Environmental researchers have made it clear that climate change will affect the world’s poorest more severely, and more imminently, than those of us in the more developed Western world. It is a particularly unpleasant reality of climate change - that those societies that have emitted the most greenhouse gases are not going to be the ones to bear the brunt of its destabilizing effects.

What is often missed in these analyses and forecasts however, is the fact that women make up more than half of the world’s impoverished population. Which means, generally speaking, that women will be more affected by climate change than men in coming decades.

The majority of these women work on the land, and are providers of food and water for their families. These practices are disrupted by obstructed access to natural resources caused by climatic changes - leaving women more susceptible to food insecurity than men, who are more able to work, and eat, outside the home.

...Studies have shown that women are at increasingly greater risk of gender-based violence due to higher temperatures, and shortages of natural resources. When women are less able to fulfill their duties as managers of the household, they are more vulnerable to domestic violence, and in the aftermath of disasters there has been a marked increase in the rates of sexual and domestic abuse towards women.

This is not to say though that women in the developing world should be seen primarily as victims of climate change. There are countless examples of women in the world’s poorest communities who have recognized their specific vulnerabilities in these instances, and subsequently taken action, challenging restrictive gender norms in the process.

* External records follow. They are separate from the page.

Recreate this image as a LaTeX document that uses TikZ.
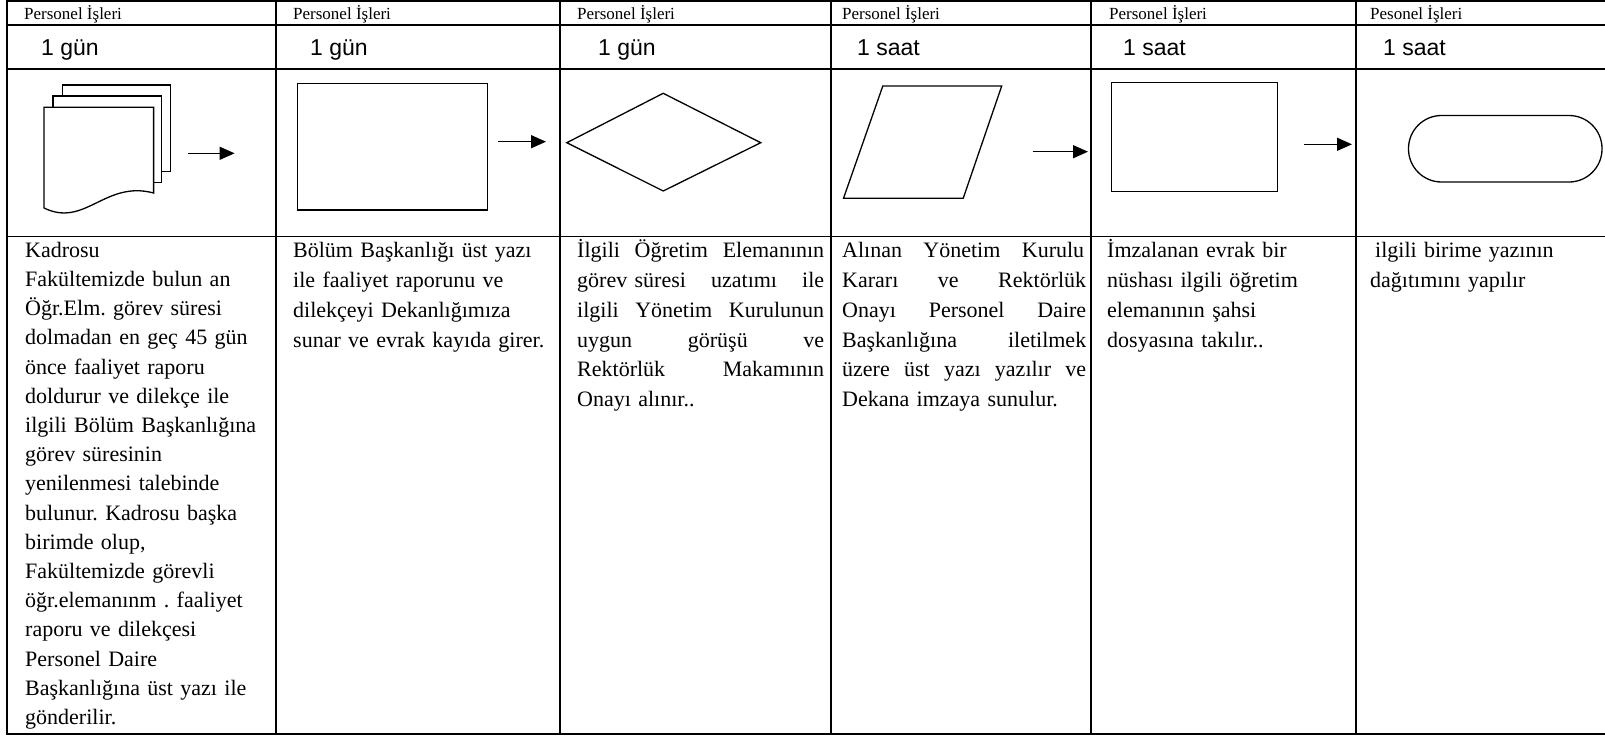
\documentclass[tikz,border=0pt]{standalone}
\usepackage{fontspec}
\setmainfont{Liberation Serif}
\newfontfamily\arialf{Liberation Sans}
\usetikzlibrary{arrows.meta}
\newcommand\spreadln[2]{\makebox[#1][l]{#2}}
\begin{document}
\frenchspacing
\begin{tikzpicture}[x=1pt,y=-1pt,
  gridline/.style={line width=1.8pt, line cap=rect},
  shp/.style={line width=1.3pt, fill=white, line join=miter},
  arr/.style={line width=1.4pt, -{Triangle[length=15pt,width=13pt]}},
  hdr/.style={anchor=base west, inner sep=0pt, font=\fontsize{17}{20}\selectfont},
  tm/.style={anchor=base west, inner sep=0pt, font=\arialf\fontsize{23}{27}\selectfont},
  body/.style={anchor=base west, inner sep=0pt, align=left, font=\fontsize{22}{29.9}\selectfont},
  bodyA/.style={anchor=base west, inner sep=0pt, align=left, font=\fontsize{22}{29.2}\selectfont},
]
\useasboundingbox (0,0) rectangle (1605,736);
\fill[white] (0,0) rectangle (1605,736);
% grid
\foreach \x in {7,276,560,831,1091,1356} \draw[gridline] (\x,1) -- (\x,734);
\foreach \y in {1,25,69,236.5,734} \draw[gridline] (7,\y) -- (1605,\y);
% headers
\node[hdr] (h1) at (24,19.5) {Personel İşleri};
\node[hdr] (h2) at (293,19.5) {Personel İşleri};
\node[hdr] (h3) at (577,19.5) {Personel İşleri};
\node[hdr] (h4) at (842,19.5) {Personel İşleri};
\node[hdr] (h5) at (1109,19.5) {Personel İşleri};
\node[hdr] (h6) at (1370,19.5) {Pesonel İşleri};
% times
\node[tm] (t1) at (41,55.5) {1 gün};
\node[tm] (t2) at (310,55.5) {1 gün};
\node[tm] (t3) at (598,55.5) {1 gün};
\node[tm] (t4) at (857,55.5) {1 saat};
\node[tm] (t5) at (1123,55.5) {1 saat};
\node[tm] (t6) at (1383,55.5) {1 saat};
% column 1: multi-document
\draw[shp] (62.5,85) rectangle (170.4,171.7);
\draw[shp] (52.9,96) rectangle (161.4,182.7);
\draw[shp] (44,107.3) -- (153.6,107.3) -- (153.6,193)
  .. controls (105,180) and (85,228) .. (44,208) -- cycle;
\coordinate (a1s) at (187.5,153.3);
\coordinate (a1e) at (234.6,153.3);
\draw[arr] (a1s) -- (a1e);
% column 2: process
\node[shp, draw, inner sep=0pt, minimum width=190.3pt, minimum height=126.7pt] (r2) at (392.6,146.7) {};
\coordinate (a2s) at (498,141.7);
\coordinate (a2e) at (546,141.7);
\draw[arr] (a2s) -- (a2e);
% column 3: decision
\coordinate (dL) at (566.8,142.7);
\coordinate (dT) at (663.2,93.3);
\coordinate (dR) at (760.7,142.7);
\coordinate (dB) at (663.2,191);
\draw[shp] (dL) -- (dT) -- (dR) -- (dB) -- cycle;
% column 4: data
\coordinate (pTL) at (882.8,86);
\coordinate (pTR) at (1001.7,86);
\coordinate (pBR) at (963.2,198.3);
\coordinate (pBL) at (843.5,198.3);
\draw[shp] (pTL) -- (pTR) -- (pBR) -- (pBL) -- cycle;
\coordinate (a4s) at (1032.8,151.7);
\coordinate (a4e) at (1088,151.7);
\draw[arr] (a4s) -- (a4e);
% column 5: process
\node[shp, draw, inner sep=0pt, minimum width=165.8pt, minimum height=109pt] (r5) at (1194.3,137.2) {};
\coordinate (a5s) at (1304.4,144.3);
\coordinate (a5e) at (1352,144.3);
\draw[arr] (a5s) -- (a5e);
% column 6: terminator
\draw[shp, rounded corners=33pt] (1408.5,115.5) rectangle (1602,182);
% body texts
\node[bodyA, text width=250pt] (b1) at (25,257.3) {Kadrosu\\
Fakültemizde bulun an\\
Öğr.Elm. görev süresi\\
dolmadan en geç 45 gün\\
önce faaliyet raporu\\
doldurur ve dilekçe ile\\
ilgili Bölüm Başkanlığına\\
görev süresinin\\
yenilenmesi talebinde\\
bulunur. Kadrosu başka\\
birimde olup,\\
Fakültemizde görevli\\
öğr.elemanınm . faaliyet\\
raporu ve dilekçesi\\
Personel Daire\\
Başkanlığına üst yazı ile\\
gönderilir.};
\node[body, text width=262pt] (b2) at (293,257.3) {Bölüm Başkanlığı üst yazı\\
ile faaliyet raporunu ve\\
dilekçeyi Dekanlığımıza\\
sunar ve evrak kayıda girer.};
\node[body, text width=250pt] (b3) at (577,257.3) {\spreadln{247pt}{İlgili\hfill Öğretim\hfill Elemanının}\\
\spreadln{247pt}{görev süresi\hfill uzatımı\hfill ile}\\
\spreadln{247pt}{ilgili\hfill Yönetim\hfill Kurulunun}\\
\spreadln{247pt}{uygun\hfill görüşü\hfill ve}\\
\spreadln{247pt}{Rektörlük\hfill Makamının}\\
Onayı alınır..};
\node[body, text width=250pt] (b4) at (842,257.3) {\spreadln{242pt}{Alınan\hfill Yönetim\hfill Kurulu}\\
\spreadln{244pt}{Kararı\hfill ve\hfill Rektörlük}\\
\spreadln{244pt}{Onayı\hfill Personel\hfill Daire}\\
\spreadln{244pt}{Başkanlığına\hfill iletilmek}\\
\spreadln{244pt}{üzere\hfill üst\hfill yazı\hfill yazılır\hfill ve}\\
Dekana imzaya sunulur.};
\node[body, text width=245pt] (b5) at (1107,257.3) {İmzalanan evrak bir\\
nüshası ilgili öğretim\\
elemanının şahsi\\
dosyasına takılır..};
\node[body, text width=235pt] (b6) at (1370,257.3) {\hspace*{5pt}ilgili birime yazının\\
dağıtımını yapılır};
\end{tikzpicture}
\end{document}
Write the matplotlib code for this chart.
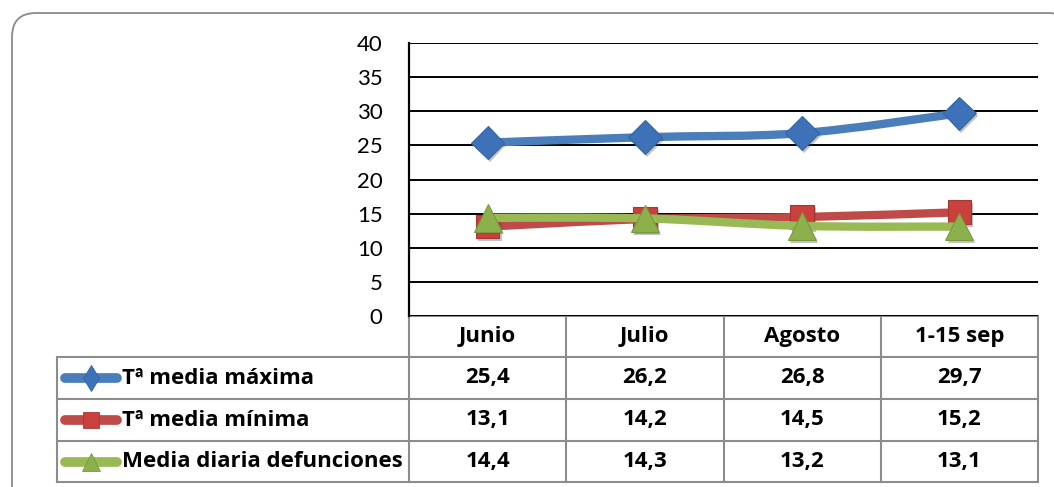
import matplotlib
matplotlib.use("Agg")
import matplotlib.pyplot as plt
from matplotlib.path import Path
from matplotlib.patches import PathPatch, FancyBboxPatch
from matplotlib.lines import Line2D
import matplotlib.patheffects as pe

plt.rcParams['font.family'] = ['Lato', 'DejaVu Sans']

# Data
categories = ["Junio", "Julio", "Agosto", "1-15 sep"]
series_names = ["Tª media máxima", "Tª media mínima", "Media diaria defunciones"]
tmax = [25.4, 26.2, 26.8, 29.7]
tmin = [13.1, 14.2, 14.5, 15.2]
deaths = [14.4, 14.3, 13.2, 13.1]
y_ticks = [0, 5, 10, 15, 20, 25, 30, 35, 40]

series = [tmax, tmin, deaths]
line_colors = ["#4A7EBB", "#BE4B48", "#98B954"]
face_colors = ["#3D72B8", "#C9403C", "#8CB04B"]
edge_colors = ["#3464A3", "#A83733", "#789C3C"]
markers = ["D", "s", "^"]
key_markers = ["d", "s", "^"]
marker_sizes = [17, 17, 20]
key_sizes = [13, 12, 13]

W, H = 1054, 487
fig = plt.figure(figsize=(W / 100, H / 100), dpi=100)

# Overlay in pixel coordinates for the frame and the data table
ov = fig.add_axes([0, 0, 1, 1], zorder=0)
ov.set_xlim(0, W)
ov.set_ylim(H, 0)
ov.axis("off")

frame = FancyBboxPatch((12, 13), 1060, 500, boxstyle="round,pad=0,rounding_size=24",
                       fc="white", ec="#8A8A8A", lw=1.3)
ov.add_patch(frame)

# Plot area
x0, x1, y_top, y_bot = 409, 1038, 43, 316
ax = fig.add_axes([x0 / W, 1 - y_bot / H, (x1 - x0) / W, (y_bot - y_top) / H], zorder=2)
ax.patch.set_alpha(0)
ax.set_xlim(-0.5, len(categories) - 0.5)
ax.set_ylim(0, 40)
ax.set_yticks(y_ticks)
ax.set_yticklabels([str(v) for v in y_ticks], fontsize=16)
ax.tick_params(axis="y", length=0, pad=19)
ax.set_xticks([])
for s in ["top", "right", "bottom"]:
    ax.spines[s].set_visible(False)
ax.spines["left"].set_linewidth(1.6)
ax.spines["left"].set_color("black")
for v in y_ticks:
    ax.axhline(v, color="black", lw=1.4, zorder=1)


def smooth_path(xs, ys):
    """Cubic Bezier path through the points (Excel-style smoothed line)."""
    pts = list(zip(xs, ys))
    n = len(pts)
    verts = [pts[0]]
    codes = [Path.MOVETO]
    for i in range(n - 1):
        p0 = pts[i - 1] if i > 0 else pts[i]
        p1 = pts[i]
        p2 = pts[i + 1]
        p3 = pts[i + 2] if i + 2 < n else pts[i + 1]
        c1 = (p1[0] + (p2[0] - p0[0]) / 6, p1[1] + (p2[1] - p0[1]) / 6)
        c2 = (p2[0] - (p3[0] - p1[0]) / 6, p2[1] - (p3[1] - p1[1]) / 6)
        verts += [c1, c2, p2]
        codes += [Path.CURVE4] * 3
    return Path(verts, codes)


xs = list(range(len(categories)))
shadow = [pe.SimplePatchShadow(offset=(1.5, -2), alpha=0.35, shadow_rgbFace="#555555"), pe.Normal()]
for k, vals in enumerate(series):
    patch = PathPatch(smooth_path(xs, vals), fc="none", ec=line_colors[k], lw=6,
                      capstyle="round", joinstyle="round", zorder=3 + k * 2)
    ax.add_patch(patch)
    ax.plot(xs, vals, ls="none", marker=markers[k], ms=marker_sizes[k],
            mfc=face_colors[k], mec=edge_colors[k], mew=0.8, zorder=4 + k * 2,
            path_effects=shadow)

# Data table
col_edges = [x0 + i * (x1 - x0) / len(categories) for i in range(len(categories) + 1)]
row_edges = [316, 357, 399, 441, 482]
leg_left = 57
grid_kw = dict(color="#8C8C8C", lw=1.5, zorder=1, solid_capstyle="projecting")
# horizontal lines
ov.plot([col_edges[0], col_edges[-1]], [row_edges[0], row_edges[0]], **grid_kw)
for y in row_edges[1:]:
    ov.plot([leg_left, col_edges[-1]], [y, y], **grid_kw)
# vertical lines
for x in col_edges:
    ov.plot([x, x], [row_edges[0], row_edges[-1]], **grid_kw)
ov.plot([leg_left, leg_left], [row_edges[1], row_edges[-1]], **grid_kw)

table_font = ["Open Sans", "DejaVu Sans"]
txt_kw = dict(fontsize=16, fontweight="bold", family=table_font, color="black",
              ha="center", va="center", zorder=5)
for j, cat in enumerate(categories):
    cx = (col_edges[j] + col_edges[j + 1]) / 2
    ov.text(cx, (row_edges[0] + row_edges[1]) / 2, cat, **txt_kw)
    for k, vals in enumerate(series):
        cy = (row_edges[k + 1] + row_edges[k + 2]) / 2
        ov.text(cx, cy, f"{vals[j]:.1f}".replace(".", ","), **txt_kw)

# Legend keys inside the table
for k, name in enumerate(series_names):
    cy = (row_edges[k + 1] + row_edges[k + 2]) / 2
    ov.add_line(Line2D([65, 117], [cy, cy], color=line_colors[k], lw=7,
                       solid_capstyle="round", zorder=4))
    ov.add_line(Line2D([91], [cy], ls="none", marker=key_markers[k], ms=key_sizes[k],
                       mfc=face_colors[k], mec=edge_colors[k], mew=0.6, zorder=5))
    ov.text(122, cy, name, fontsize=16, fontweight="bold", family=table_font,
            ha="left", va="center", zorder=5)

fig.savefig("out.png", dpi=100)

...In central Mexico, where heavy drought has begun to affect the growth of subsistence crops, local farming women have pooled their knowledge of edible weeds, which are free to pick regardless of land rights, in order to fend off hunger. Their profound knowledge of the natural landscape helps fellow farmers determine which plants are more likely to thrive in increasingly dry conditions, which can replace unadaptive crops as environmental conditions deteriorate.